Professor Karen Glaser
Professor of Gerontology
Director of the Centre for Global Ageing
Director of the Institute of Gerontology
Global Health & Social Medicine
Date started at King’s
Challenges and achievements
When and what was responsible for you becoming interested in your academic discipline?
It was while I was pursuing a master’s degree in Latin American studies at the University of Texas, Austin that I first became interested in demography. I went on to develop this interest by getting an MSc in Demography from the London School of Economics. What I enjoyed most about demography was the empirical nature of the discipline. I began my research career investigating how different union types affected family size. Fertility was a major concern in population studies at the time. By the time I started my career in the UK the focus in demography had shifted from concerns about fertility to ageing populations.
What are your research interests, and what drew you to this area?
I am interested in the family lives of older people, particularly how changes in family structure (such as divorce and smaller family sizes) affect intergenerational support, that is what families do for each other. I developed a long-standing interest in the family lives of older people while writing and researching my dissertation, which looked at family structure in Costa Rica, specifically how cohabitation affected fertility. I then combined my interests in family structure and ageing and began to look at them from an international comparative perspective - that is, comparing patterns of support across different countries.
Tell us about a couple of your achievements that have been particularly rewarding.
One of the things I am most proud of is leading a team of outstanding researchers at the Institute of Gerontology (IoG). The Institute is one of the world’s leading gerontological research and teaching centres worldwide. It has been a pleasure to work with such talented people. Together we have considerably strengthened the Institutes’ research and teaching portfolio and increased its international profile.
Do you have professional role models? Who are they and what do you find inspiring about them and their accomplishments?
My PhD supervisor, Professor Albert Hermalin, was an important mentor for me throughout my graduate studies at the Population Studies Center (PSC) at the University of Michigan. He provided me with encouragement and inspiration. My interest in union patterns, fertility, and Costa Rica grew from my association with a project he and Professor Luis Rosero-Bixby of the University of Costa Rica were working on. Because of my association with him, I was given an opportunity to carry out field work in Costa Rica, one of my career highlights. His expertise and guidance was invaluable.
What if any support has most benefited you in your career?
My colleagues in the Institute of Gerontology have been outstandingly supportive. In addition, my husband who is also a professor at King’s, has been a wonderful support.
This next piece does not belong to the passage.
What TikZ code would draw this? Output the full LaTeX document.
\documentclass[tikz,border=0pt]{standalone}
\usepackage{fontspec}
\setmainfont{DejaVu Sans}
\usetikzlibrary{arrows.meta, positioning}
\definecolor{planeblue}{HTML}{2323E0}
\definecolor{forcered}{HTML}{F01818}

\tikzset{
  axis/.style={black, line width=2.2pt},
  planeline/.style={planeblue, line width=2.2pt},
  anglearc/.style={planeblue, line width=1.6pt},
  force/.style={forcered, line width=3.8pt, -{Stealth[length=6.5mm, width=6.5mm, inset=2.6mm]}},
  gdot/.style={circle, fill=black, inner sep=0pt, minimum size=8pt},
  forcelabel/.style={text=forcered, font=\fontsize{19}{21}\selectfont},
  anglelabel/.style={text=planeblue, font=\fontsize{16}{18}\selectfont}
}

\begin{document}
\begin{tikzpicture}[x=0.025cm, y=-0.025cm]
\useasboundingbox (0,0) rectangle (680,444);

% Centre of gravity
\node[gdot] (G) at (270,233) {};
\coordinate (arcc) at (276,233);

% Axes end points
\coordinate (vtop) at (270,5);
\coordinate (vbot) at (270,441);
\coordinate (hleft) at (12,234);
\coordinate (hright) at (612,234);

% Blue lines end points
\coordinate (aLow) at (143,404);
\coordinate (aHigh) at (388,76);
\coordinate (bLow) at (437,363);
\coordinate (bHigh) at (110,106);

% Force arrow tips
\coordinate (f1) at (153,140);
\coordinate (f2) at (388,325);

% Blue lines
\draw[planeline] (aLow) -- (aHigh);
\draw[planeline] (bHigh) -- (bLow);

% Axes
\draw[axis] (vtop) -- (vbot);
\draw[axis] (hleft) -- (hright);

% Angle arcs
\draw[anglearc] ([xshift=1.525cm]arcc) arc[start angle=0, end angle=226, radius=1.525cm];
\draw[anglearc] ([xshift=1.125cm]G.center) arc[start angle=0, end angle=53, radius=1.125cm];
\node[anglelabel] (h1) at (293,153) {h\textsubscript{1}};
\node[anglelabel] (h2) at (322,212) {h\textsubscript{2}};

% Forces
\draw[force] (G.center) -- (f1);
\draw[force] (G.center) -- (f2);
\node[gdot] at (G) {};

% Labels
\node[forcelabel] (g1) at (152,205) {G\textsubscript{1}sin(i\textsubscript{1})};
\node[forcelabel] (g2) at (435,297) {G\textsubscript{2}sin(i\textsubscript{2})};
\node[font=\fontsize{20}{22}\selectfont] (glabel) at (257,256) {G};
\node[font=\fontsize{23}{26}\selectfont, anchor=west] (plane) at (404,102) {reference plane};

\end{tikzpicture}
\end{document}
Because he is also an academic he has a very real understanding of the demands of this kind of work.
What do you feel is the most enjoyable/rewarding aspect of your job at King’s?
One of the most rewarding aspects of my job at King’s is the people you get to work with. Both in my own Department (Social Science, Health & Medicine) and through my various roles on School committees, I have had the good fortune to meet some really interesting and bright individuals. The people who are attracted to work at King’s often have strong opinions and are not afraid to say what they think.
How do you balance the various demands of a career in academia: research, teaching/learning, administration?
It is difficult to balance the various demands; some people are much better about being protective of their research time than others. Teaching and administrative tasks can easily take over but it is important to remember you will be a better teacher if you are doing interesting research.
How do you balance an academic career with life outside the workplace?
This is a significant challenge. It is not easy to keep a work life balance but it is critical to do so not only for your own wellbeing but for your family’s. It is also important to maintain interests outside of work as it definitely makes you a nicer person!
What have you learnt from your experiences that you would like to share with others?
It is important to find a group of people that you enjoy working with. A lot of academic work (at least in my field) tends to be collaborative. Once you have established good working relationships, the rewards are considerable. I have built great collaborative working relationships with colleagues in my Department and at other Universities, particularly in Italy, the Netherlands and the U.S.